Given task - Retype only what runs from the beginning of the data through the line with "const femLowHigh = [2.33, 4.76, 5.43, 5.46, 5.94];"; please omit the pictures and keep every line exact.

——————————

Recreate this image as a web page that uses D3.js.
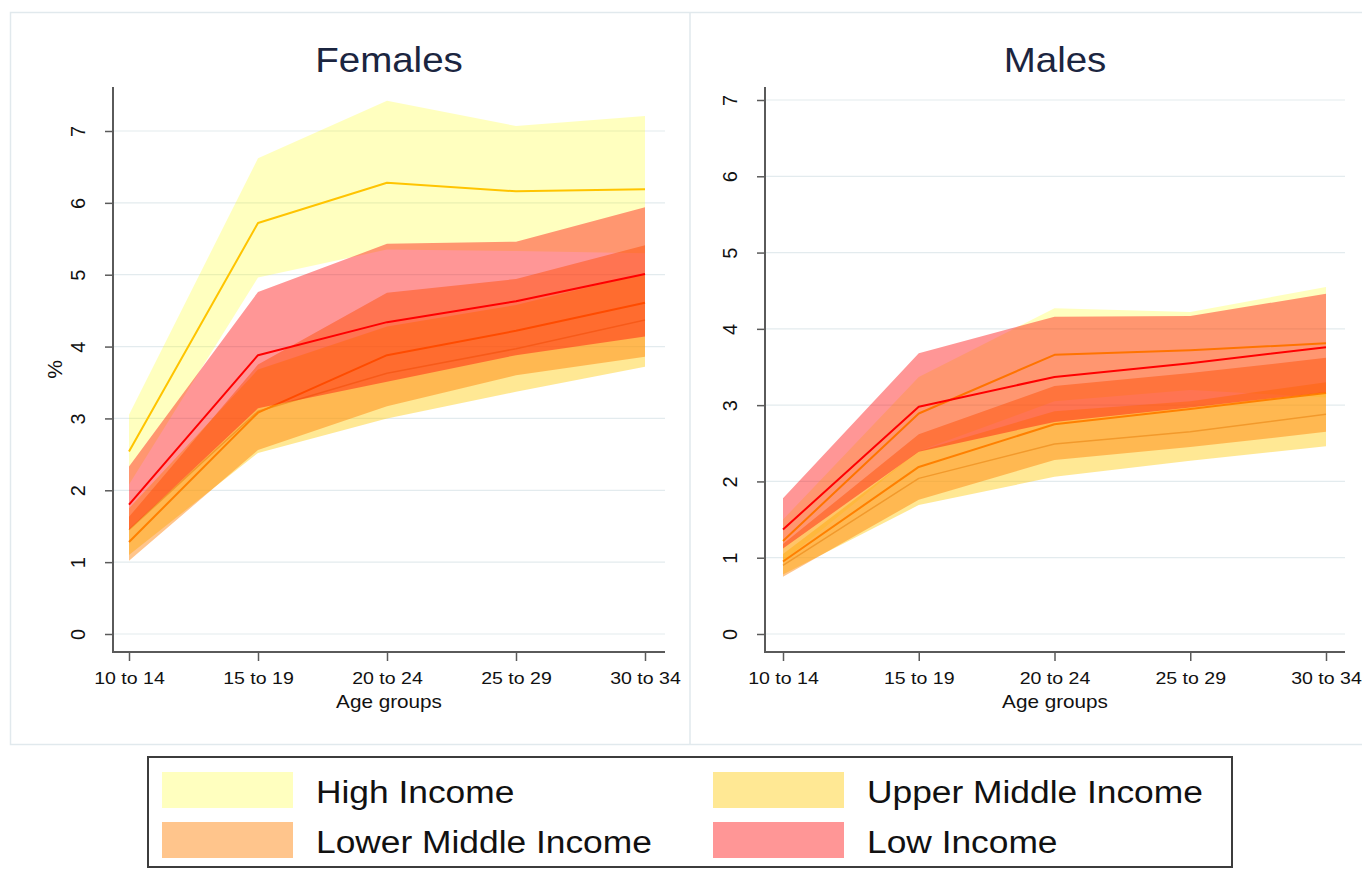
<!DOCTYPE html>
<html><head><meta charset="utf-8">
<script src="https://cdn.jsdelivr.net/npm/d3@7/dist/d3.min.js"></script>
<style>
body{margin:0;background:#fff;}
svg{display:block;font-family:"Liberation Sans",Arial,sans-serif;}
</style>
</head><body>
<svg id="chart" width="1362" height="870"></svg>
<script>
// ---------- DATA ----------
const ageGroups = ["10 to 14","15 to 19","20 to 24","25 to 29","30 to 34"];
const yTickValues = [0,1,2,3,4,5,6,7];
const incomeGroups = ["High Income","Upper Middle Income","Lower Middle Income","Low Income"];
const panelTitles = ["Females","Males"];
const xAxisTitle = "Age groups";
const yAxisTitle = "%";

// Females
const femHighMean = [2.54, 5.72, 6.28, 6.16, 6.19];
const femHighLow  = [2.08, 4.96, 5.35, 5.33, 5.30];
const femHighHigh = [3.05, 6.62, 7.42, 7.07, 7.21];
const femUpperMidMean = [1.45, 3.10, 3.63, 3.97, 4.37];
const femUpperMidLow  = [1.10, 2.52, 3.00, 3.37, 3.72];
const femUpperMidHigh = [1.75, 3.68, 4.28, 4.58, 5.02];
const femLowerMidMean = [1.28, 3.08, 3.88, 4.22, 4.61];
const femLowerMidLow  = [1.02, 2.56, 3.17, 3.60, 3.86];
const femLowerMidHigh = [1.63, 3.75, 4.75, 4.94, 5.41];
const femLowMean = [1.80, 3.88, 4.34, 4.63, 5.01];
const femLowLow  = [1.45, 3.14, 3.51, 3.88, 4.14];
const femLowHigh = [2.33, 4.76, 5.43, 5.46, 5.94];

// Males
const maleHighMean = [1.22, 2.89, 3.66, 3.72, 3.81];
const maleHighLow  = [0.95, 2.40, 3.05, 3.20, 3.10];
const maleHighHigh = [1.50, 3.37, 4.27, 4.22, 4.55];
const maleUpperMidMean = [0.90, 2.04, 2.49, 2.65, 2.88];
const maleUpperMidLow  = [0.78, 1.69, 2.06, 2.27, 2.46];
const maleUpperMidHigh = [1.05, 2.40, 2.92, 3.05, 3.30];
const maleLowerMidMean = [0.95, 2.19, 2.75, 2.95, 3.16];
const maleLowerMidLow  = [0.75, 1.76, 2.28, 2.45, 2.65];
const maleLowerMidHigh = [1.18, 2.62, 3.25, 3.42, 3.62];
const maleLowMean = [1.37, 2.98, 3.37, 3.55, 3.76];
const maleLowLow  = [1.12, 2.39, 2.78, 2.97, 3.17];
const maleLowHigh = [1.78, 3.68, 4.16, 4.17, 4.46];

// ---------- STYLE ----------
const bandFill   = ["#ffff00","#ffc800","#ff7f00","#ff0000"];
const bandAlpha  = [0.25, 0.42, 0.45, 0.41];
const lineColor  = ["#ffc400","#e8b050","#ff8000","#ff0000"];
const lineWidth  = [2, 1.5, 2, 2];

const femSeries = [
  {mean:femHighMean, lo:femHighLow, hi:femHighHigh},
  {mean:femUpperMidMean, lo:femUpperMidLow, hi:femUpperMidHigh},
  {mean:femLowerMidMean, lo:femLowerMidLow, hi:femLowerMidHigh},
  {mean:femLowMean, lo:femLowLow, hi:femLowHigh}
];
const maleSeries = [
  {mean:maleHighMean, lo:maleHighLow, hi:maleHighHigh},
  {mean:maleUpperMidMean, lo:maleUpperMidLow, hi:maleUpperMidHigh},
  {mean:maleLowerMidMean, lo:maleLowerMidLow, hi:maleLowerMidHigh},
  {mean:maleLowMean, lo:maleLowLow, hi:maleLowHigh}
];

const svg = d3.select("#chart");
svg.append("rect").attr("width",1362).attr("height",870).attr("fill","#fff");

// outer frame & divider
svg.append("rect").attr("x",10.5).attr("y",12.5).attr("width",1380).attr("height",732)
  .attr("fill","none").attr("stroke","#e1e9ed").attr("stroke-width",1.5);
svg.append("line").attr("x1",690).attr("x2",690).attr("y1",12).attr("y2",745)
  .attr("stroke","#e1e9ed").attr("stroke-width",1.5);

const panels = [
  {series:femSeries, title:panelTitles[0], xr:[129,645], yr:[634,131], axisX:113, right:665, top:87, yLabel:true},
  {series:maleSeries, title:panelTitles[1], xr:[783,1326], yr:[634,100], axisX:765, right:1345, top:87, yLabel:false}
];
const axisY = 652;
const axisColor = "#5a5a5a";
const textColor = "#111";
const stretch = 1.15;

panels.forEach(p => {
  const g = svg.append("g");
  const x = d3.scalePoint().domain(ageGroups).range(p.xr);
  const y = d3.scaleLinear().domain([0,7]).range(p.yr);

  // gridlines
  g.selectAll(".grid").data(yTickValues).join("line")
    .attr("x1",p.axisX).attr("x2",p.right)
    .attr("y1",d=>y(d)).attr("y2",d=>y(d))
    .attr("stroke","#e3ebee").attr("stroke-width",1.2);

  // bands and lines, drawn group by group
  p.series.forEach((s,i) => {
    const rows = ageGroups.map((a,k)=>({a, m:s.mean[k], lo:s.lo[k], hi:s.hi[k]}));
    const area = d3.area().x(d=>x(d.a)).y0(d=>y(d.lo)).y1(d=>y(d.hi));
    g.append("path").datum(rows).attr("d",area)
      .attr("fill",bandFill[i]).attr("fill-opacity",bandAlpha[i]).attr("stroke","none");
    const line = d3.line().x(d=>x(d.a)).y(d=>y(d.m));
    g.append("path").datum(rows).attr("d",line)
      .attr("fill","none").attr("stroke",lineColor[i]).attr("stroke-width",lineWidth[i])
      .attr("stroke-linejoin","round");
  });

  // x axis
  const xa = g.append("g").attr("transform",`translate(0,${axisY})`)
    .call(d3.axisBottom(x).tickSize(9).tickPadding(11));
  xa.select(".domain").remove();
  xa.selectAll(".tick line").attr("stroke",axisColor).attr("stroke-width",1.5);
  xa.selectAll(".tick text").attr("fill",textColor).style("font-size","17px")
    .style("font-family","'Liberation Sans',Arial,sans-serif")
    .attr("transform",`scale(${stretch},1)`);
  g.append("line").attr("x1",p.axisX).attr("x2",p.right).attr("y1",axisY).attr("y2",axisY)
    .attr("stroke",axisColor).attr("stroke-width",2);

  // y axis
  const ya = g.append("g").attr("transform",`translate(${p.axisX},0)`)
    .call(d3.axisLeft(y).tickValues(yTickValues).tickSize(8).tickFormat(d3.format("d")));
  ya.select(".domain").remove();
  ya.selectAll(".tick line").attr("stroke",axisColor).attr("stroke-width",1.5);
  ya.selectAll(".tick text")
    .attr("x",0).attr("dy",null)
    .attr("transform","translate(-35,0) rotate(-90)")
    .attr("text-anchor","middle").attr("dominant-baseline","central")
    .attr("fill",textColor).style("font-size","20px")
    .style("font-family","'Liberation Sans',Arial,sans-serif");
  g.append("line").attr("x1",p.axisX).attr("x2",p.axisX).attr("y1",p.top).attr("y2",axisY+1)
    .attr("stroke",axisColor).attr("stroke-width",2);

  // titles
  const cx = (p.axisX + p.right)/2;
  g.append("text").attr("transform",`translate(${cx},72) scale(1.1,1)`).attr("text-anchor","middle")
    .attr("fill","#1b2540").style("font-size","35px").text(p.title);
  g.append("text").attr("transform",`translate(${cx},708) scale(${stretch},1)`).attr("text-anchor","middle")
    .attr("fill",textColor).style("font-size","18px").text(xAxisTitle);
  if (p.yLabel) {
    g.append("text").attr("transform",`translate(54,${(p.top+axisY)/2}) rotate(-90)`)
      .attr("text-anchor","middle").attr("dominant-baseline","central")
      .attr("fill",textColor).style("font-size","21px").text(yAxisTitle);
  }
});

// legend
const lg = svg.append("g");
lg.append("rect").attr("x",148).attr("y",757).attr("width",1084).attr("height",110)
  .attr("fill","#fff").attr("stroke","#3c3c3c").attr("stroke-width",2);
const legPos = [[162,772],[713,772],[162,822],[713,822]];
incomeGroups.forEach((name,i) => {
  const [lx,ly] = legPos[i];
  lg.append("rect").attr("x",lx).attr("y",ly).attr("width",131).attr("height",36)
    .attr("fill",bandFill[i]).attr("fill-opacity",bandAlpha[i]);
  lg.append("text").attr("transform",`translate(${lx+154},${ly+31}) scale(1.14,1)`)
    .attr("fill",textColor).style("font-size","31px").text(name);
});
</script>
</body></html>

——————————

Solution -
Recreate this image as a web page that uses D3.js.
<!DOCTYPE html>
<html><head><meta charset="utf-8">
<script src="https://cdn.jsdelivr.net/npm/d3@7/dist/d3.min.js"></script>
<style>
body{margin:0;background:#fff;}
svg{display:block;font-family:"Liberation Sans",Arial,sans-serif;}
</style>
</head><body>
<svg id="chart" width="1362" height="870"></svg>
<script>
// ---------- DATA ----------
const ageGroups = ["10 to 14","15 to 19","20 to 24","25 to 29","30 to 34"];
const yTickValues = [0,1,2,3,4,5,6,7];
const incomeGroups = ["High Income","Upper Middle Income","Lower Middle Income","Low Income"];
const panelTitles = ["Females","Males"];
const xAxisTitle = "Age groups";
const yAxisTitle = "%";

// Females
const femHighMean = [2.54, 5.72, 6.28, 6.16, 6.19];
const femHighLow  = [2.08, 4.96, 5.35, 5.33, 5.30];
const femHighHigh = [3.05, 6.62, 7.42, 7.07, 7.21];
const femUpperMidMean = [1.45, 3.10, 3.63, 3.97, 4.37];
const femUpperMidLow  = [1.10, 2.52, 3.00, 3.37, 3.72];
const femUpperMidHigh = [1.75, 3.68, 4.28, 4.58, 5.02];
const femLowerMidMean = [1.28, 3.08, 3.88, 4.22, 4.61];
const femLowerMidLow  = [1.02, 2.56, 3.17, 3.60, 3.86];
const femLowerMidHigh = [1.63, 3.75, 4.75, 4.94, 5.41];
const femLowMean = [1.80, 3.88, 4.34, 4.63, 5.01];
const femLowLow  = [1.45, 3.14, 3.51, 3.88, 4.14];
const femLowHigh = [2.33, 4.76, 5.43, 5.46, 5.94];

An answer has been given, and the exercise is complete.